Читать «На кончике иглы» онлайн - страница 2

Андрей Бычков

Она была американка, она приехала в Белград уже после того, как мы вернулись из Косово. Я сидел в ресторане отеля «Казина» и пил красное вино. Сербы в каком-то зловеще веселом танце, положив друг другу руки на плечи и крест-накрест перебирая ногами, продвигались цепочкой между столами, захватывая в свой танец все новые и новые жертвы – одиноких подвыпивших иностранцев, приехавших полюбоваться на разбитый американскими бомбами Белград. Собственно, город был цел, также, как и дух нации, разрушенных зданий было совсем немного.

Я узнал ее сразу. Мы познакомились еще в Чикаго. Звали ее Пьета.

– What are you doing here? – спросил я ее в спину, в ее узкую голую спину, когда она, захваченная сербами, проплывала перед моим столиком. Я узнал ее по спине.

Скорее всего я задал этот вопрос самому себе. Я пьяно рассмеялся, выговаривая с чуждой мне американской интонацией эти слова (с сербами я разговаривал по-русски). Она оглянулась и, выражая радостное удивление на лице, высвободила одну из своих рук и приветливо мне помахала. Я видел, как она пытается выскользнуть из цепких объятий сербов. Они не отпускали ее, о чем-то спрашивали, но она только смеялась, загадочно качая из стороны в сторону головой, отчего сербы держали ее еще крепче. Тогда, в Чикаго, она вот также качала головой, хотя ее никто не держал за руки. Это было на репетиции моей пьесы, ее просили остаться, но она почему-то отказалась, вот также, как и сейчас загадочно улыбаясь. Тонкая, даже скорее худая, с узким лицом и большими зелеными глазами, все тот же отстраненный и в то же время слегка притягивающий взгляд, как будто она в своей подчеркнутой независимости все же чувствует себя немного виноватой и ждет того, кто сможет ее остановить.
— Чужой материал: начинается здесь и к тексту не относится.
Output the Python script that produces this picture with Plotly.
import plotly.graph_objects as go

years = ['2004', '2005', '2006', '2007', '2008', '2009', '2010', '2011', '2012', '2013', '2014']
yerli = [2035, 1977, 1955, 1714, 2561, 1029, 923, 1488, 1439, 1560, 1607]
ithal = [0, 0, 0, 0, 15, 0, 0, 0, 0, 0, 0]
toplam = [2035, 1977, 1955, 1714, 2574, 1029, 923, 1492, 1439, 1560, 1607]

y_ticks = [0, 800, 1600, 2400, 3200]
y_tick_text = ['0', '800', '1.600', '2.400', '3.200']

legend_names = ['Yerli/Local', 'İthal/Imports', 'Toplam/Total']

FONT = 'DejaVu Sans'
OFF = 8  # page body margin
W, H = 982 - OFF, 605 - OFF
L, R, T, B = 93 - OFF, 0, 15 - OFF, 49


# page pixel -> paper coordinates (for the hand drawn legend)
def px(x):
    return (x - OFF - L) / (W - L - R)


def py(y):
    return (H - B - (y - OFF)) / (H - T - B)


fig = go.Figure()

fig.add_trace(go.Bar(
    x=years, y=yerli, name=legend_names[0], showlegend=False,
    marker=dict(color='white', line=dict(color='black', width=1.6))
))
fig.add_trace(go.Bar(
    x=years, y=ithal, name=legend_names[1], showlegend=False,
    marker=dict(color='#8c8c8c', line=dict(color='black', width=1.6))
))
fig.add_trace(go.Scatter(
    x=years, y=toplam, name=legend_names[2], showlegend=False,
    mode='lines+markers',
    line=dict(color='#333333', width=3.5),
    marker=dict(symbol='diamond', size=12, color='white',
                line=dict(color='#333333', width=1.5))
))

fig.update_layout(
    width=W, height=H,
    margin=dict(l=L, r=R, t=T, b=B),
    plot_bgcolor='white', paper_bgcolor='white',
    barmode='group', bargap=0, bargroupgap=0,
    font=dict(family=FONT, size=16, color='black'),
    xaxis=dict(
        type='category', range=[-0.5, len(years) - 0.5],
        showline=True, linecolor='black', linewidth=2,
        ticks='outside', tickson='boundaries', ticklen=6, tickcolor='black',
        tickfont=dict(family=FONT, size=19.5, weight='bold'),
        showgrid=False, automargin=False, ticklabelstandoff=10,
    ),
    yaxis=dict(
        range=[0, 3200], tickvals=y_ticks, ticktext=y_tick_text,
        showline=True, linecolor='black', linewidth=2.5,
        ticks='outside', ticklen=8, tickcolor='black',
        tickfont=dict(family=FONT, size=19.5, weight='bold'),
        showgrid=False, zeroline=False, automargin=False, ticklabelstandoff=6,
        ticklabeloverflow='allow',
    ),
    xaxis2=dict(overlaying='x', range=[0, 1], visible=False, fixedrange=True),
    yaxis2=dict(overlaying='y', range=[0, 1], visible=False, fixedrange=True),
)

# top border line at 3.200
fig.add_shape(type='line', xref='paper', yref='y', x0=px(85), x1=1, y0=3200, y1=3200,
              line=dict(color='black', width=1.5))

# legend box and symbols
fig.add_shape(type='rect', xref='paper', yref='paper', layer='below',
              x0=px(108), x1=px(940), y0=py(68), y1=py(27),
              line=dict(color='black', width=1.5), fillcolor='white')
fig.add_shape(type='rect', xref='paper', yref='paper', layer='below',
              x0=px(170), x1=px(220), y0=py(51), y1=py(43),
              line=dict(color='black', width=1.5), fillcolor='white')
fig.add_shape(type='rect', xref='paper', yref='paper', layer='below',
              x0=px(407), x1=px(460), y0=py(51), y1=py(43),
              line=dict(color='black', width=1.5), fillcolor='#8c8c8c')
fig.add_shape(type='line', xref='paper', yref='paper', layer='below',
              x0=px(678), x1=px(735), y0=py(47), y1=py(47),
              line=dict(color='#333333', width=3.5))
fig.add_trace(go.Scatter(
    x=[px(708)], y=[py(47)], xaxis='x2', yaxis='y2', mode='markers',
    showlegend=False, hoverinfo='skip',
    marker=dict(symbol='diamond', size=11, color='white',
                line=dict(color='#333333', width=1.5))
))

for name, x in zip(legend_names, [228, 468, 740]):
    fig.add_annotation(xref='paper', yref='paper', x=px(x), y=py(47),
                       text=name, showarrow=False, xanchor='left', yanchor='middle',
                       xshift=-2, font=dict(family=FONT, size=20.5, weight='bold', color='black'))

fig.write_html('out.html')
Такой взгляд я часто замечал у красивых и, быть может, в тайне мучающихся своей красотой женщин. Я вспомнил, как она наклонялась, играя в бильярд в нашей мужской компании, она как-то хищно растягивалась, замирая, а потом бесстрастно и жестоко расстреливала один за другим по лузам шары.
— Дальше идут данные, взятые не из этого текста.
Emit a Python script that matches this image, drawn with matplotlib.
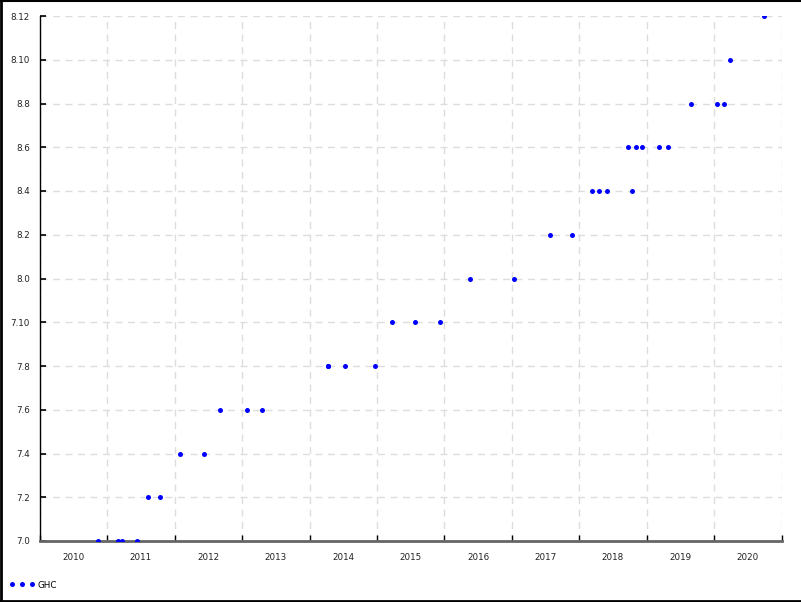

Признаваясь, что ты писатель, надо ли признаваться до конца, что же именно тобой движет? Этот странный обмен с жизнью, давно разрушившая бы обычного человека откровенность…

Как и все живое, мы растем, но почему-то так часто вырастаем в машину, затягивающую нас в свою однообразную, узкую и тупую колею, что должна бы по идее служить лишь путем исполнения наших желаний, предоставляя нам самим выбирать направление, но почему-то вдруг превращает и нас в неумолимые поршни, цилиндры и колеса. Мы совершаем странное открытие – не «жить, чтобы жить», а «ехать, чтобы ехать». Беда еще и в том, что останавливаться нельзя. Остановка не приносит облегчения. Набрасываются сообщения о другой езде, нас начинает пожирать напалм езды других. Так лучше уж наш собственный! Лучше уж тупая, однообразная, но зато сама себя везущая езда. С вечерней лежкой перед телевизором, когда вслушиваешься в бодрый и тайно заправляющий тебя голос, что где-то и что-то уже случилось – не остановился, а сошел с рельс гигантский, набитый до отказа пассажирами состав или сработал в метро адский нашпигованный гвоздями приборчик. Вот и писатели давно пишут нам о том же, словно бы теперь писатель не творец, а венский профессорюга Зигмунд Фрейд, излечивающий нас от усталости, страха и депрессий, лишающий нас последних наших скрытых и тайных надежд – на великую любовь, на внезапное чудо, на непонятное счастье, обрушивающееся вдруг ни с того ни с сего… Хитрюга Фрейд: «У пациента при его взаимодействии с врачом должно оставаться множество неудовлетворенных желаний. Необходимо отказывать ему именно в том, чего он больше всего желает и настоятельней всего просит».